Saturday, May 1, 2010

To Catch a Bird ... or a Snake ... or a Vole ... Doesn't Matter, Really: Where's the Food?

C came home recently from a nearly weeklong hospital stay, and he's not doing very well. With seventeen years under his belt (Tom and I met when C and Ada were about a year old) I have taken a stroll down memory lane with him this week. What a lovely stroll it was.

I learned early in my relationship with Tom that the way to Tom's heart was through C's stomach. At nearly 20 pounds when I met him, C rarely met a treat he didn't like. On my way to Tom's I'd stop at the deli counter at the Purity Supreme and buy C one slice from the cold cuts section ... bologna one day, roast beef the next. The deli guy knew it was for my new boyfriend's cat, and never begrudged me his time, even though we both knew it was his smallest sale of the day. C, whom we considered a dog trapped in a cat's body, greeted me with enthusiam. Evil grin ... my plan is working! The only time he turned up his nose at my Friday night special was the one time I brought him a single jumbo shrimp. He wouldn't have anything to do with it. Neither would Ada, for that matter, or Mr. Gibbs. Tom had trained his minions well: Don't. Eat. The Fish.

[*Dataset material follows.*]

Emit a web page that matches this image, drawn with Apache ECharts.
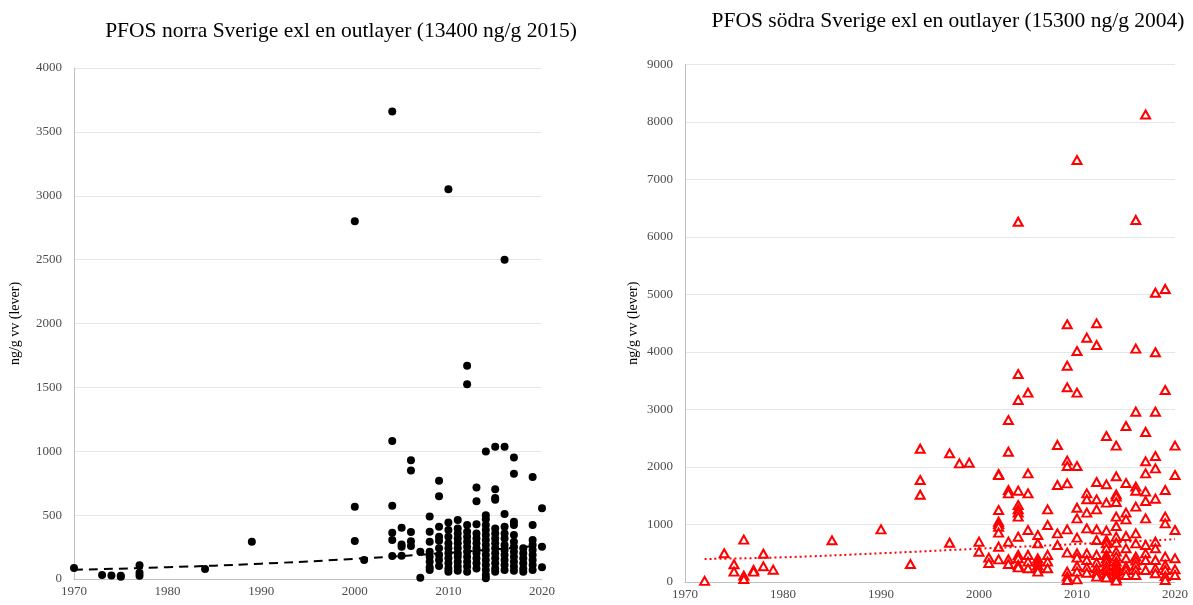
<!DOCTYPE html>
<html>
<head>
<meta charset="utf-8">
<script src="https://cdn.jsdelivr.net/npm/echarts@6/dist/echarts.min.js"></script>
<style>
html,body{margin:0;padding:0;background:#fff;}
#chart{width:1193px;height:605px;}
</style>
</head>
<body>
<div id="chart"></div>
<script>
// ---- Data: norra Sverige (left) ----
const northTitle = 'PFOS norra Sverige exl en outlayer (13400 ng/g 2015)';
const northYears = [1970, 1973, 1974, 1975, 1977, 1984, 1989, 2000, 2001, 2004, 2005, 2006, 2007, 2008, 2009, 2010, 2011, 2012, 2013, 2014, 2015, 2016, 2017, 2018, 2019, 2020];
const northValues = [
  [86],
  [31],
  [28],
  [18, 25],
  [107, 49, 26],
  [78],
  [292],
  [2800, 566, 297],
  [149],
  [3660, 1080, 574, 362, 305, 180],
  [401, 271, 253, 182],
  [929, 850, 368, 295, 258],
  [214, 10],
  [490, 370, 292, 214, 175, 136, 91, 70],
  [769, 647, 409, 331, 300, 240, 188, 149, 102],
  [3050, 443, 383, 331, 279, 240, 201, 162, 123, 83, 57],
  [462, 396, 357, 318, 279, 240, 201, 175, 136, 97, 65],
  [1670, 1525, 423, 370, 331, 292, 253, 214, 175, 136, 97, 57],
  [717, 608, 428, 357, 318, 279, 240, 201, 162, 123, 83],
  [999, 500, 467, 423, 383, 344, 305, 266, 227, 188, 149, 110, 70, 31, 5],
  [1035, 702, 634, 620, 396, 357, 318, 279, 240, 201, 162, 123, 83, 57],
  [2500, 1035, 509, 409, 357, 318, 266, 227, 188, 149, 110, 70],
  [952, 824, 449, 423, 344, 292, 253, 214, 175, 136, 97, 65],
  [240, 201, 162, 123, 83, 57],
  [798, 423, 305, 266, 227, 188, 149, 110, 70],
  [553, 253, 91]
];
const northTrendYears = [1970, 1980, 1990, 2000, 2010, 2020];
const northTrendValues = [72, 92, 120, 158, 205, 262];

// ---- Data: södra Sverige (right) ----
const southTitle = 'PFOS södra Sverige exl en outlayer (15300 ng/g 2004)';
const southYears = [1972, 1974, 1975, 1976, 1977, 1978, 1979, 1985, 1990, 1993, 1994, 1997, 1998, 1999, 2000, 2001, 2002, 2003, 2004, 2005, 2006, 2007, 2008, 2009, 2010, 2011, 2012, 2013, 2014, 2015, 2016, 2017, 2018, 2019, 2020];
const southValues = [
  [20],
  [500],
  [308, 180],
  [736, 110, 52],
  [209, 180],
  [492, 273],
  [214],
  [725],
  [916],
  [313],
  [2318, 1774, 1518],
  [2238, 683],
  [2064],
  [2075],
  [701, 527],
  [423, 330],
  [1878, 1860, 1252, 1049, 1009, 962, 858, 614, 394],
  [2817, 2266, 1600, 1542, 701, 394, 313],
  [6266, 3617, 3165, 1588, 1339, 1264, 1206, 1136, 788, 470, 412, 296, 255],
  [3293, 1890, 1542, 904, 470, 354, 238],
  [817, 672, 412, 354, 296, 238, 180],
  [1264, 991, 470, 354, 238],
  [2383, 1687, 846, 643],
  [4482, 3762, 3386, 2110, 2017, 1716, 916, 510, 180, 93, 35],
  [7339, 4017, 3293, 2017, 1292, 1107, 771, 499, 423, 278, 180, 46],
  [4249, 1542, 1438, 1206, 933, 499, 383, 255, 162],
  [4499, 4122, 1739, 1438, 1264, 916, 730, 470, 336, 238, 162, 93],
  [2539, 1699, 1380, 893, 730, 672, 586, 470, 412, 354, 278, 209, 139, 81],
  [2371, 1838, 1525, 1484, 1391, 1136, 974, 788, 684, 528, 441, 354, 296, 238, 180, 122, 64, 23],
  [2713, 1722, 1206, 1090, 800, 586, 412, 267, 209, 122],
  [6296, 4058, 2962, 1658, 1588, 1310, 846, 672, 441, 371, 296, 209, 122],
  [8130, 2609, 2099, 1890, 1571, 1409, 1107, 643, 499, 383, 209],
  [5031, 3995, 2962, 2191, 1977, 1449, 701, 586, 383, 238, 151],
  [5096, 3339, 1600, 1136, 1020, 441, 296, 209, 104, 35],
  [2371, 1861, 904, 412, 220, 122]
];
const southTrendYears = [1972, 1980, 1990, 2000, 2010, 2020];
const southTrendValues = [400, 430, 500, 579, 660, 742];

const yName = 'ng/g vv (lever)';

function flatten(years, values) {
  const out = [];
  years.forEach((y, i) => values[i].forEach(v => out.push([y, v])));
  return out;
}
function pairs(xs, ys) { return xs.map((x, i) => [x, ys[i]]); }

const serif = '"Liberation Serif", "DejaVu Serif", serif';
const labelStyle = { color: '#4d4d4d', fontFamily: serif, fontSize: 13 };

function xAxisCfg(gridIndex) {
  return {
    type: 'value', gridIndex, min: 1970, max: 2020, interval: 10,
    axisLine: { show: true, lineStyle: { color: '#bfbfbf', width: 1 } },
    axisTick: { show: false },
    splitLine: { show: false },
    axisLabel: Object.assign({ margin: 6, formatter: v => String(v) }, labelStyle)
  };
}
function yAxisCfg(gridIndex, max, interval, nameGap) {
  return {
    type: 'value', gridIndex, min: 0, max, interval,
    name: yName, nameLocation: 'middle', nameGap,
    nameTextStyle: { color: '#000', fontFamily: serif, fontSize: 14 },
    axisLine: { show: true, lineStyle: { color: '#bfbfbf', width: 1 } },
    axisTick: { show: false },
    splitLine: { show: true, lineStyle: { color: '#e6e6e6', width: 1 } },
    axisLabel: Object.assign({ margin: 12, formatter: v => String(v) }, labelStyle)
  };
}

const chart = echarts.init(document.getElementById('chart'), null, { renderer: 'canvas' });
chart.setOption({
  animation: false,
  backgroundColor: '#fff',
  title: [
    { text: northTitle, left: 336, top: 15, textAlign: 'center',
      textStyle: { fontFamily: serif, fontSize: 21.5, fontWeight: 'normal', color: '#000' } },
    { text: southTitle, left: 943, top: 5, textAlign: 'center',
      textStyle: { fontFamily: serif, fontSize: 21.5, fontWeight: 'normal', color: '#000' } }
  ],
  grid: [
    { left: 74, top: 68, width: 468, height: 511 },
    { left: 685, top: 64.5, width: 490, height: 517.5 }
  ],
  xAxis: [xAxisCfg(0), xAxisCfg(1)],
  yAxis: [yAxisCfg(0, 4000, 500, 52), yAxisCfg(1, 9000, 1000, 45)],
  series: [
    {
      type: 'scatter', xAxisIndex: 0, yAxisIndex: 0,
      data: flatten(northYears, northValues),
      symbol: 'circle', symbolSize: 8,
      itemStyle: { color: '#000', opacity: 1 }
    },
    {
      type: 'line', xAxisIndex: 0, yAxisIndex: 0,
      data: pairs(northTrendYears, northTrendValues),
      smooth: true, symbol: 'none',
      lineStyle: { color: '#000', width: 2, type: [9, 6] }
    },
    {
      type: 'scatter', xAxisIndex: 1, yAxisIndex: 1,
      data: flatten(southYears, southValues),
      symbol: 'triangle', symbolSize: [9, 8],
      itemStyle: { color: '#ffffff', opacity: 1, borderColor: '#ff0000', borderWidth: 2 }
    },
    {
      type: 'line', xAxisIndex: 1, yAxisIndex: 1,
      data: pairs(southTrendYears, southTrendValues),
      smooth: true, symbol: 'none',
      lineStyle: { color: '#ff0000', width: 2, type: [2, 3] }
    }
  ]
});
</script>
</body>
</html>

C also liked to supervise household projects. Tom installed the box windows in the sunroom, and they were - are - lovely. Don't look too closely at the window seat, however, lest you notice the pawprints left in the wet polyurethane. They're still there, still visible, and not going anywhere anytime soon. Also in the house repair department was the time that C was so interested in house trim painting (we had a black-and-white cat for a while after that). Not satisfied with climbing the ladder to join Tom, he proceeded to climb up and over Tom on the ladder, positioning himself in the gutter - where he didn't quite fit but thought he had found the best seat in the house. It took an hour to get him down.

Even on his best days now, he never brings home a snake anymore: Ada was into chipmunk and bird inventory control, but C could never resist a garter snake; and I can't say I miss that particular aspect of sharing a house with a pet, or two, or six, but I hope that C continues to enjoy his daily constitutional, a few minutes of sunshine and fresh air, for a long time to come. Then, at the end of the day, that he'll climb the stairs to the second floor, and then climb the stairs up into the bed, so his still-bellowing purr can keep me awake. Enough with the peeing on the cellar floor, though, 'kay?